Pete Bethune, skipper of the protestors' trimaran that lost its bow in Wednesday's collision, dubbed the Japanese 'thugs' and said it was lucky nobody on his boat had died in the incident.
Dutch crew member Laurens de Groot said, 'They were trying to kill us, ramming us like that in one of the most hostile environments in the world.

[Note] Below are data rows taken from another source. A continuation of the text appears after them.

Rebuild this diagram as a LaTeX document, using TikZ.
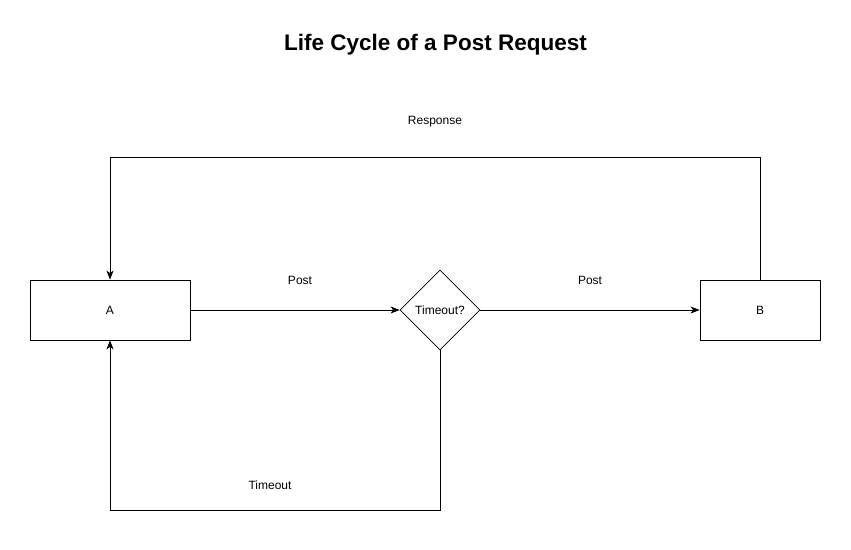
\documentclass[tikz,border=0pt]{standalone}
\usepackage{fontspec}
\setmainfont{Liberation Sans}
\usetikzlibrary{shapes.geometric,arrows.meta}
\begin{document}
\begin{tikzpicture}[x=1pt,y=-1pt,
  box/.style={draw,line width=0.8pt,minimum width=160pt,minimum height=60pt,inner sep=0pt,font=\fontsize{12}{14}\selectfont},
  dec/.style={draw,diamond,line width=0.8pt,minimum width=80pt,minimum height=80pt,inner sep=0pt,aspect=1,font=\fontsize{12}{14}\selectfont},
  conn/.style={line width=0.8pt,-{Stealth[length=9pt,width=7pt,inset=2.5pt]}},
  lbl/.style={font=\fontsize{12}{14}\selectfont}]
\useasboundingbox (0,0) rectangle (851,549);
\fill[white] (0,0) rectangle (851,549);
\node[font=\bfseries\fontsize{22.5}{26}\selectfont] (title) at (435.5,45) {Life Cycle of a Post Request};
\node[box] (A) at (110,310) {A};
\node[box,minimum width=120pt] (B) at (760,310) {B};
\node[dec] (D) at (440,310) {Timeout?};
\coordinate (r1) at (760,157);
\coordinate (r2) at (110,157);
\coordinate (t1) at (440,510);
\coordinate (t2) at (110,510);
\draw[conn] (A.east) -- (D.west);
\draw[conn] (D.east) -- (B.west);
\draw[conn] (B.north) -- (r1) -- (r2) -- (A.north);
\draw[conn] (D.south) -- (t1) -- (t2) -- (A.south);
\node[lbl] (lp1) at (300,280) {Post};
\node[lbl] (lp2) at (590,280) {Post};
\node[lbl] (lr) at (435,122) {Response};
\node[lbl] (lt) at (270,485) {Timeout};
\end{tikzpicture}
\end{document}
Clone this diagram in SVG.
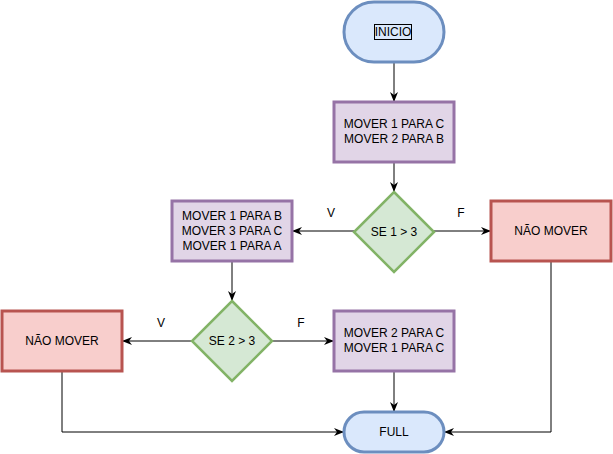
<svg xmlns="http://www.w3.org/2000/svg" width="613" height="454" viewBox="0 0 613 454">
<defs>
<style>
.t{font-family:"Liberation Sans",Arial,sans-serif;font-size:12px;fill:#000;text-anchor:middle}
.term{fill:#dae8fc;stroke:#6c8ebf;stroke-width:3}
.proc{fill:#e1d5e7;stroke:#9673a6;stroke-width:3}
.dec{fill:#d5e8d4;stroke:#82b366;stroke-width:2.5}
.no{fill:#f8cecc;stroke:#b85450;stroke-width:3}
.c{fill:none;stroke:#000;stroke-width:1;marker-end:url(#a)}
</style>
<marker id="a" viewBox="0 0 10 10" refX="9" refY="5" markerWidth="10" markerHeight="10" markerUnits="userSpaceOnUse" orient="auto">
<path d="M0,1 L10,5 L0,9 L3,5 z" fill="#000"/>
</marker>
</defs>
<g id="connectors">
<path class="c" d="M394,62 L394,101"/>
<path class="c" d="M394,162 L394,191"/>
<path class="c" d="M354,231 L293,231"/>
<path class="c" d="M434,231 L490,231"/>
<path class="c" d="M232,261 L232,300"/>
<path class="c" d="M192,341 L123,341"/>
<path class="c" d="M272,341 L333,341"/>
<path class="c" d="M394,371 L394,411"/>
<path class="c" d="M62,371 L62,432 L343,432"/>
<path class="c" d="M551,261 L551,432 L445,432"/>
<text class="t" x="331" y="217">V</text>
<text class="t" x="461" y="217">F</text>
<text class="t" x="161" y="327">V</text>
<text class="t" x="301" y="327">F</text>
</g>
<g id="inicio">
<rect class="term" x="344" y="2" width="100" height="60" rx="30" ry="30"/>
<rect x="374.5" y="24.5" width="37" height="15" fill="none" stroke="#000" stroke-width="1"/>
<text class="t" x="393" y="36">INICIO</text>
</g>
<g id="box1">
<rect class="proc" x="334" y="102" width="120" height="60"/>
<text class="t" x="394" y="128">MOVER 1 PARA C</text>
<text class="t" x="394" y="143">MOVER 2 PARA B</text>
</g>
<g id="dec1">
<path class="dec" d="M394,192 L434,232 L394,272 L354,232 z"/>
<text class="t" x="394" y="236">SE 1 &gt; 3</text>
</g>
<g id="box2">
<rect class="proc" x="172" y="201" width="120" height="60"/>
<text class="t" x="232" y="220">MOVER 1 PARA B</text>
<text class="t" x="232" y="235">MOVER 3 PARA C</text>
<text class="t" x="232" y="250">MOVER 1 PARA A</text>
</g>
<g id="nao1">
<rect class="no" x="491" y="201" width="120" height="60"/>
<text class="t" x="551" y="235">NÃO MOVER</text>
</g>
<g id="dec2">
<path class="dec" d="M232,301 L272,341 L232,381 L192,341 z"/>
<text class="t" x="232" y="345">SE 2 &gt; 3</text>
</g>
<g id="nao2">
<rect class="no" x="2" y="311" width="120" height="60"/>
<text class="t" x="62" y="345">NÃO MOVER</text>
</g>
<g id="box3">
<rect class="proc" x="334" y="311" width="120" height="60"/>
<text class="t" x="394" y="337">MOVER 2 PARA C</text>
<text class="t" x="394" y="352">MOVER 1 PARA C</text>
</g>
<g id="full">
<rect class="term" x="344" y="412" width="100" height="40" rx="20" ry="20"/>
<text class="t" x="394" y="436">FULL</text>
</g>
</svg>
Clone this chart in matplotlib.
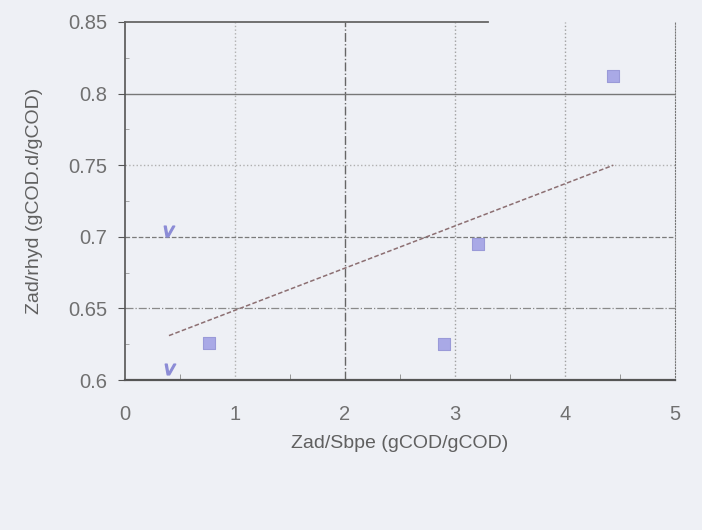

The only way to describe it is attempted murder.'
The Tokyo-based Institute of Cetacean Research, which operates the Japanese whaling fleet, claimed the power trimaran belonging to the anti-whaling Sea Shepherd Conservation Society was responsible for the collision.
Spokesman Glenn Inwood said the Shonan Maru Number 2 was trying to prevent the New Zealand-registered Ady Gil from getting close enough to foul the Japanese whaler's propellers with ropes when the trimaran turned into its path.
The protestors were attempting Thursday to save their damaged craft by towing it 300 kilometres to a French research base.
The Sea Shepherd Society's Paul Watson told Radio New Zealand that the front section of the boat had sunk after the collision and the other half had to be constantly bailed out as it took on water.
He said the sea was currently calm but a storm would sink the vessel, which circumnavigated the globe under the name Earthrace before being bought by US billionaire Ady Gil, who gave it to Sea Shepherd for the protest voyage.
Six crew members of the trimaran were rescued by another Sea Shepherd boat after the collision with the Shonan Maru Number 2, which was acting as the security boat for the Japanese fleet on its annual whaling expedition to the Southern Ocean.
As New Zealand Foreign Minister Murray McCully appealed for restraint on both sides, Inwood said, 'Japan will continue to use its vessels to protect its crew and the people in the Antarctic in whatever way it can.'
'This almost realizes our worst fears about what might happen down there during the whaling season this year,' McCully said. While no one had been killed, 'combat' that has put life in danger has occurred, he said.
Japan's government-backed six-ship whaling fleet aims to harpoon up to 935 minke whales and 50 fin whales, which are classed as endangered, in the Southern Ocean this season. It claims the annual hunt is for scientific research.
The New Zealand and Australian governments back environmental organizations like Sea Shepherd that consider such 'research' to be commercial whaling and in defiance of a 1986 international whaling moratorium.
New Zealand officials were due to investigate the collision because it involved a New Zealand-registered boat.